Instruction:
Do not copy the pictures; transcribe all other material exactly.

Information shown:
....

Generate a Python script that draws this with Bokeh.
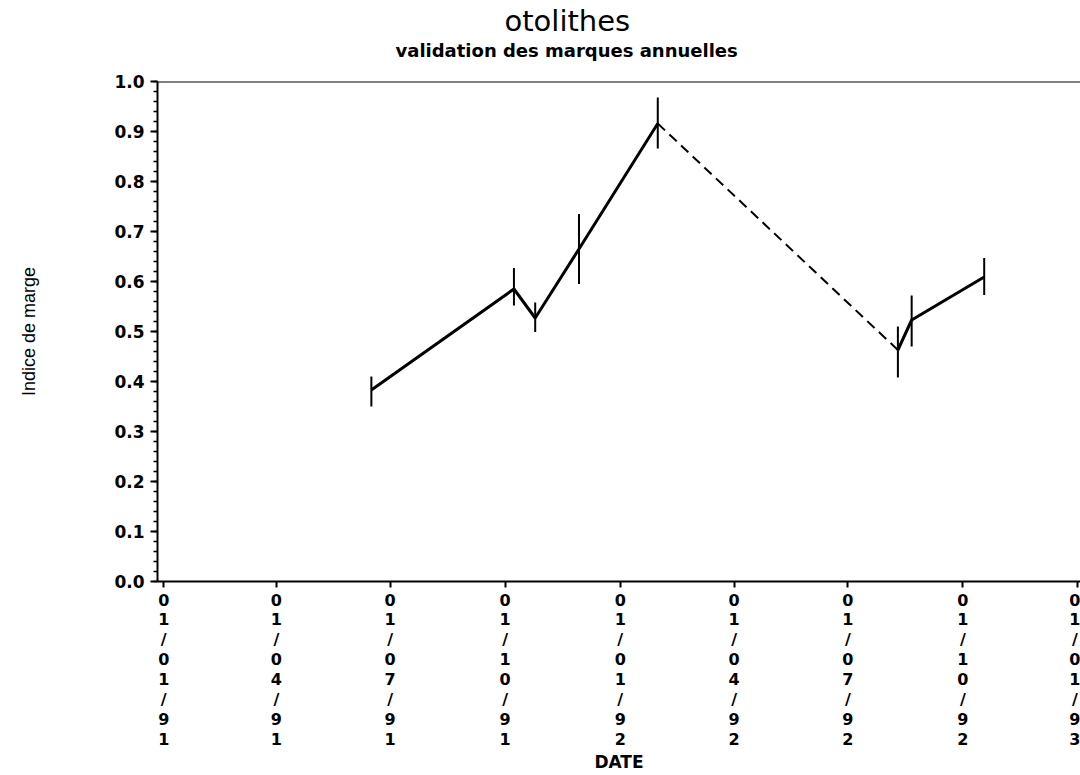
import pandas as pd
from bokeh.plotting import figure
from bokeh.models import FixedTicker, Span, Title, Range1d
from bokeh.embed import file_html
from bokeh.resources import INLINE

# ---- data ----
dates = ["1991-06-16", "1991-10-08", "1991-10-25", "1991-11-29",
         "1992-01-31", "1992-08-10", "1992-08-21", "1992-10-18"]
indice = [0.383, 0.585, 0.527, 0.665, 0.916, 0.463, 0.523, 0.609]
err_low = [0.350, 0.552, 0.499, 0.595, 0.866, 0.408, 0.470, 0.573]
err_high = [0.410, 0.627, 0.558, 0.735, 0.968, 0.510, 0.572, 0.647]
tick_dates = ["1991-01-01", "1991-04-01", "1991-07-01", "1991-10-01",
              "1992-01-01", "1992-04-01", "1992-07-01", "1992-10-01", "1993-01-01"]
tick_labels = ["01/01/91", "01/04/91", "01/07/91", "01/10/91", "01/01/92",
               "01/04/92", "01/07/92", "01/10/92", "01/01/93"]
y_ticks = [0.0, 0.1, 0.2, 0.3, 0.4, 0.5, 0.6, 0.7, 0.8, 0.9, 1.0]
title_text = "otolithes"
subtitle_text = "validation des marques annuelles"

origin = pd.Timestamp("1991-01-01")
def to_days(ds):
    return [(pd.Timestamp(d) - origin).days for d in ds]

x = to_days(dates)
tx = to_days(tick_dates)

FONT = "DejaVu Sans"

p = figure(width=1080, height=775, output_backend="svg", toolbar_location=None,
           x_range=Range1d(-5, 733), y_range=Range1d(0, 1.0))
p.min_border_left = 157
p.min_border_right = 0
p.min_border_top = 81
p.min_border_bottom = 190
p.background_fill_color = "white"
p.border_fill_color = "white"
p.outline_line_color = None
p.grid.grid_line_color = None

# titles: spacer, subtitle, main title (stacked outward from the frame)
p.add_layout(Title(text=" ", text_font_size="1px", standoff=18), "above")
p.add_layout(Title(text=subtitle_text, align="left", offset=238,
                   text_font=FONT, text_font_style="bold", text_font_size="18px",
                   text_color="black", standoff=0), "above")
p.add_layout(Title(text=title_text, align="left", offset=347, text_font=FONT,
                   text_font_style="normal", text_font_size="29px",
                   text_color="black", standoff=0), "above")

# top border line
p.add_layout(Span(location=1.0, dimension="width", line_color="black", line_width=2))

# y axis
ya = p.yaxis[0]
ya.ticker = FixedTicker(ticks=y_ticks,
                        minor_ticks=[i / 50 for i in range(51)])
ya.major_label_overrides = {t: f"{t:.1f}" for t in y_ticks}
ya.major_label_text_font = FONT
ya.major_label_text_font_style = "bold"
ya.major_label_text_font_size = "17px"
ya.major_label_text_color = "black"
ya.major_label_standoff = 6
ya.axis_line_width = 2
ya.axis_line_color = "black"
ya.major_tick_out = 7
ya.major_tick_in = 0
ya.major_tick_line_width = 2
ya.minor_tick_out = 4
ya.minor_tick_in = 0
ya.minor_tick_line_width = 1.5
ya.axis_label = "Indice de marge"
ya.axis_label_text_font = "Liberation Sans"
ya.axis_label_text_font_style = "normal"
ya.axis_label_text_font_size = "18px"
ya.axis_label_text_color = "black"
ya.axis_label_standoff = 72

# x axis
xa = p.xaxis[0]
xa.ticker = FixedTicker(ticks=tx, minor_ticks=[])
xa.major_label_overrides = {t: "\n".join(lbl) for t, lbl in zip(tx, tick_labels)}
xa.major_label_text_font = FONT
xa.major_label_text_font_style = "bold"
xa.major_label_text_font_size = "16px"
xa.major_label_text_line_height = 1.05
xa.major_label_text_color = "black"
xa.major_label_standoff = 3
xa.axis_line_width = 2
xa.axis_line_color = "black"
xa.major_tick_out = 6
xa.major_tick_in = 0
xa.major_tick_line_width = 2
xa.minor_tick_line_color = None
xa.axis_label = "DATE"
xa.axis_label_text_font = FONT
xa.axis_label_text_font_style = "bold"
xa.axis_label_text_font_size = "17px"
xa.axis_label_text_color = "black"
xa.axis_label_standoff = 0

# lines
p.line(x[0:5], indice[0:5], line_color="black", line_width=3)
p.line(x[4:6], indice[4:6], line_color="black", line_width=2, line_dash="10 6")
p.line(x[5:8], indice[5:8], line_color="black", line_width=3)

# error bars
p.segment(x0=x, y0=err_low, x1=x, y1=err_high, line_color="black", line_width=2)

open("out.html", "w").write(file_html(p, INLINE))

....

Exercise solution:
Generate a Python script that draws this with Bokeh.
import pandas as pd
from bokeh.plotting import figure
from bokeh.models import FixedTicker, Span, Title, Range1d
from bokeh.embed import file_html
from bokeh.resources import INLINE

# ---- data ----
dates = ["1991-06-16", "1991-10-08", "1991-10-25", "1991-11-29",
         "1992-01-31", "1992-08-10", "1992-08-21", "1992-10-18"]
indice = [0.383, 0.585, 0.527, 0.665, 0.916, 0.463, 0.523, 0.609]
err_low = [0.350, 0.552, 0.499, 0.595, 0.866, 0.408, 0.470, 0.573]
err_high = [0.410, 0.627, 0.558, 0.735, 0.968, 0.510, 0.572, 0.647]
tick_dates = ["1991-01-01", "1991-04-01", "1991-07-01", "1991-10-01",
              "1992-01-01", "1992-04-01", "1992-07-01", "1992-10-01", "1993-01-01"]
tick_labels = ["01/01/91", "01/04/91", "01/07/91", "01/10/91", "01/01/92",
               "01/04/92", "01/07/92", "01/10/92", "01/01/93"]
y_ticks = [0.0, 0.1, 0.2, 0.3, 0.4, 0.5, 0.6, 0.7, 0.8, 0.9, 1.0]
title_text = "otolithes"
subtitle_text = "validation des marques annuelles"

origin = pd.Timestamp("1991-01-01")
def to_days(ds):
    return [(pd.Timestamp(d) - origin).days for d in ds]

x = to_days(dates)
tx = to_days(tick_dates)

FONT = "DejaVu Sans"

p = figure(width=1080, height=775, output_backend="svg", toolbar_location=None,
           x_range=Range1d(-5, 733), y_range=Range1d(0, 1.0))
p.min_border_left = 157
p.min_border_right = 0
p.min_border_top = 81
p.min_border_bottom = 190
p.background_fill_color = "white"
p.border_fill_color = "white"
p.outline_line_color = None
p.grid.grid_line_color = None

# titles: spacer, subtitle, main title (stacked outward from the frame)
p.add_layout(Title(text=" ", text_font_size="1px", standoff=18), "above")
p.add_layout(Title(text=subtitle_text, align="left", offset=238,
                   text_font=FONT, text_font_style="bold", text_font_size="18px",
                   text_color="black", standoff=0), "above")
p.add_layout(Title(text=title_text, align="left", offset=347, text_font=FONT,
                   text_font_style="normal", text_font_size="29px",
                   text_color="black", standoff=0), "above")

# top border line
p.add_layout(Span(location=1.0, dimension="width", line_color="black", line_width=2))

# y axis
ya = p.yaxis[0]
ya.ticker = FixedTicker(ticks=y_ticks,
                        minor_ticks=[i / 50 for i in range(51)])
ya.major_label_overrides = {t: f"{t:.1f}" for t in y_ticks}
ya.major_label_text_font = FONT
ya.major_label_text_font_style = "bold"
ya.major_label_text_font_size = "17px"
ya.major_label_text_color = "black"
ya.major_label_standoff = 6
ya.axis_line_width = 2
ya.axis_line_color = "black"
ya.major_tick_out = 7
ya.major_tick_in = 0
ya.major_tick_line_width = 2
ya.minor_tick_out = 4
ya.minor_tick_in = 0
ya.minor_tick_line_width = 1.5
ya.axis_label = "Indice de marge"
ya.axis_label_text_font = "Liberation Sans"
ya.axis_label_text_font_style = "normal"
ya.axis_label_text_font_size = "18px"
ya.axis_label_text_color = "black"
ya.axis_label_standoff = 72

# x axis
xa = p.xaxis[0]
xa.ticker = FixedTicker(ticks=tx, minor_ticks=[])
xa.major_label_overrides = {t: "\n".join(lbl) for t, lbl in zip(tx, tick_labels)}
xa.major_label_text_font = FONT
xa.major_label_text_font_style = "bold"
xa.major_label_text_font_size = "16px"
xa.major_label_text_line_height = 1.05
xa.major_label_text_color = "black"
xa.major_label_standoff = 3
xa.axis_line_width = 2
xa.axis_line_color = "black"
xa.major_tick_out = 6
xa.major_tick_in = 0
xa.major_tick_line_width = 2
xa.minor_tick_line_color = None
xa.axis_label = "DATE"
xa.axis_label_text_font = FONT
xa.axis_label_text_font_style = "bold"
xa.axis_label_text_font_size = "17px"
xa.axis_label_text_color = "black"
xa.axis_label_standoff = 0

# lines
p.line(x[0:5], indice[0:5], line_color="black", line_width=3)
p.line(x[4:6], indice[4:6], line_color="black", line_width=2, line_dash="10 6")
p.line(x[5:8], indice[5:8], line_color="black", line_width=3)

# error bars
p.segment(x0=x, y0=err_low, x1=x, y1=err_high, line_color="black", line_width=2)

open("out.html", "w").write(file_html(p, INLINE))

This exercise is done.